Lebendige Erinnerung für den aktuellen Kampf
Es ist das Ziel seines Bruders, seiner Schwägerin sowie vieler engagierter Italiener*innen die Erinnerung an „Peppino“ wach zu halten. Deshalb finden auch 33 Jahre nach der Ermordung des sizilianischen Kommunisten und Anti-Mafia-Aktivisten Giuseppe Impastato – liebevoll „Peppino“ genannt – immer wieder Informationsveranstaltungen mit Zeitzeugen statt. In dieser Woche sind Giovanni Impastato und seine Frau Felicia Vitale Impastato mal wieder in Deutschland unterwegs. Sie zeigen den weit über Italien hinaus bekannt gewordenen Film I Cento Passi (100 Schritte), der vom Wirken und der Ermordung von Peppino am 9. Mai 1978 handelt. Sie erzählen, wer der junge Mann aus Cinisi (bei Palermo) war und warum er sich gegen die „Familie“ gestellt hat. Und sie berichten, wie die grausame Tötung des damals 30-Jährigen ihr Leben verändert hat. Am 31. Oktober saßen sie auf Einladung der Organisation Mafia? Nein danke! Bei der Veranstaltung unter dem Titel „Von Mafia zu Anti-Mafia – Drei Zeitzeugen erzählen“ in der Alten Feuerwache in Berlin auf dem Podium.
Der Saal war mit knapp 100 Menschen gut gefüllt. Die Anwesenden warteten gespannt auf die Erzählungen der Impastatos. Doch die Gäste blieben ganz ruhig. Vor allem Felicia beschrieb ihre Gefühlswelt der letzten Jahrzehnte mit unglaublicher Konzentration und Gelassenheit.
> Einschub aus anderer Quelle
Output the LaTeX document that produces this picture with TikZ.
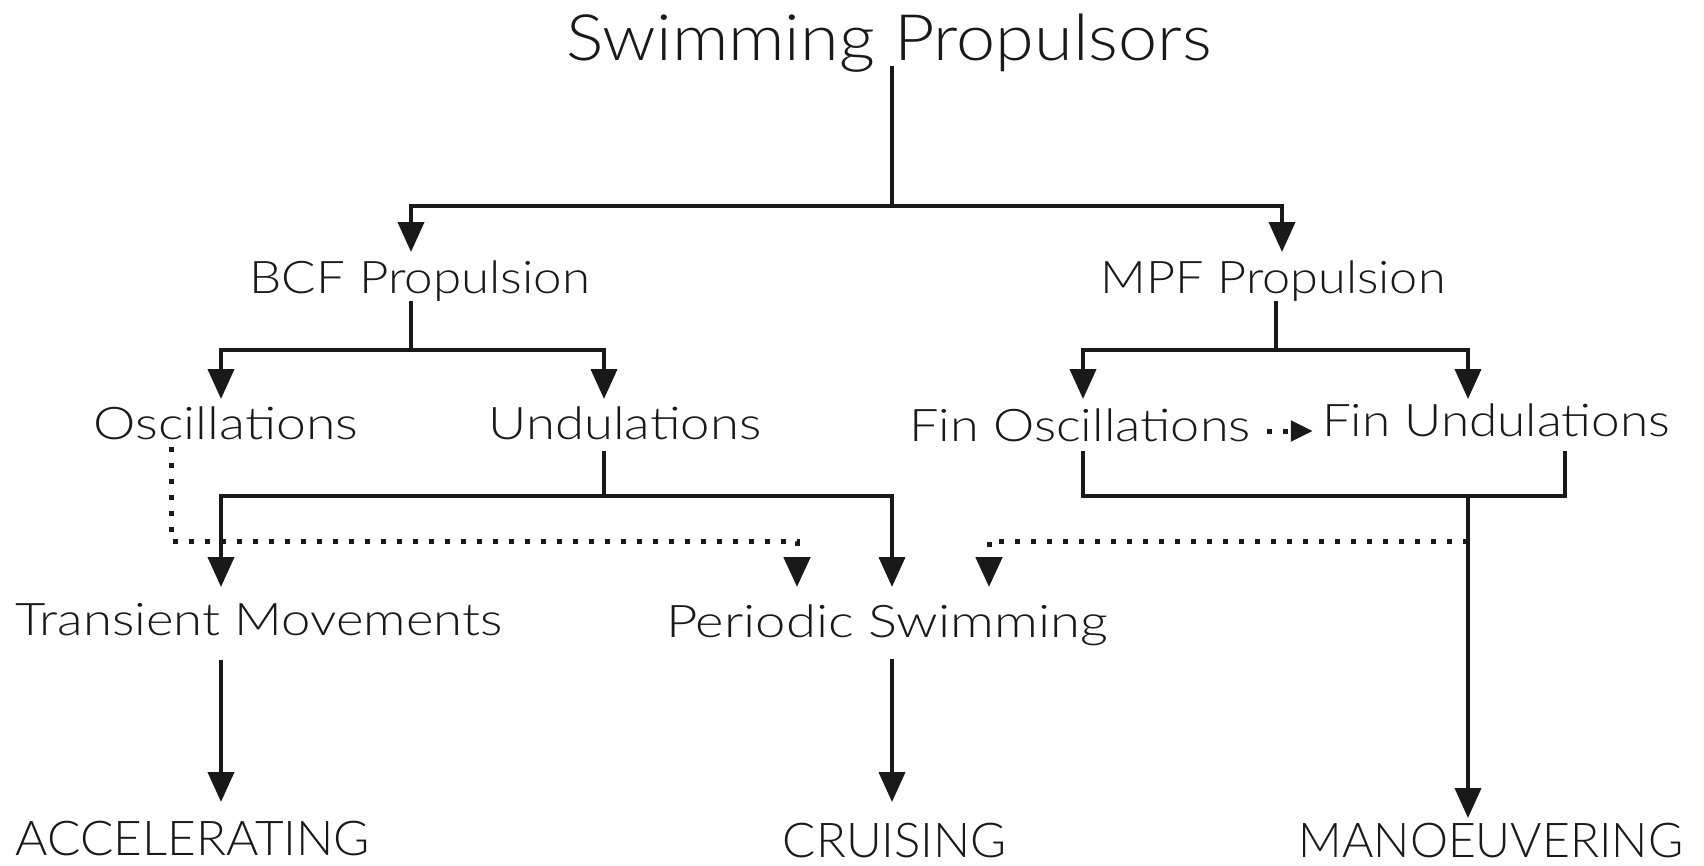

Für sie, die als Freundin von Giovanni in die Familie Impastato gekommen ist, war die Situation besonders schwierig. „Man konnte die Spannung mit den Händen greifen“, erklärt sie den Streit zwischen Vater Luigi und Sohn Peppino. „Mama Felicia stand zwischen den Fronten.“ Ganz besonders beeindruckte sie der Mut der Mutter als ihr Schwiegervater in spe Peppino aus dem Haus warf. Denn von diesem Tag an waren die Mafia-Freunde von Luigi Impastato nicht mehr willkommen. Felicia schmiss sie ein ums andere Mal aus ihrem Haus.
Der Bruch mit der Mafia auf der einen Seite bedeutete andererseits auch die fortgesetzte Unterstützung für Peppino. Die Mutter besuchte ihn trotz Kontaktverbot des Vaters regelmäßig. Sein Bruder Giovanni und dessen Freundin Felicia nahmen an Veranstaltungen im kommunistischen Kulturverein teil. Aber auch der Vater Luigi scheint Peppino geschützt zu haben. Womöglich war der Rauschmiß aus dem väterlichen Haus eine Art Versicherung für die Familie und die Wiedergutmachung für die Bloßstellung der Mafia-Paten von Cinisi. Offenbar reichte dies aber nicht. Denn der Vater starb nur wenig später bei einem Autounfall. Wahrscheinlich wurde er von der Mafia ermordet und konnte nichts mehr für seine Familie tun. Peppino kämpfte auch nach dem Tod seines Vaters weiters. In seinem Radiosender „Radio Aut“ prangerte er die Machenschaften der Mafia in zynischen Beiträgen an. Zuletzt kandidierte er sogar für das Lokalparlament und gefährdete so die sicher geglaubten Sitze der Mafios*. Die Mafia reagierte und tötete Peppino am 9. Mai 1978.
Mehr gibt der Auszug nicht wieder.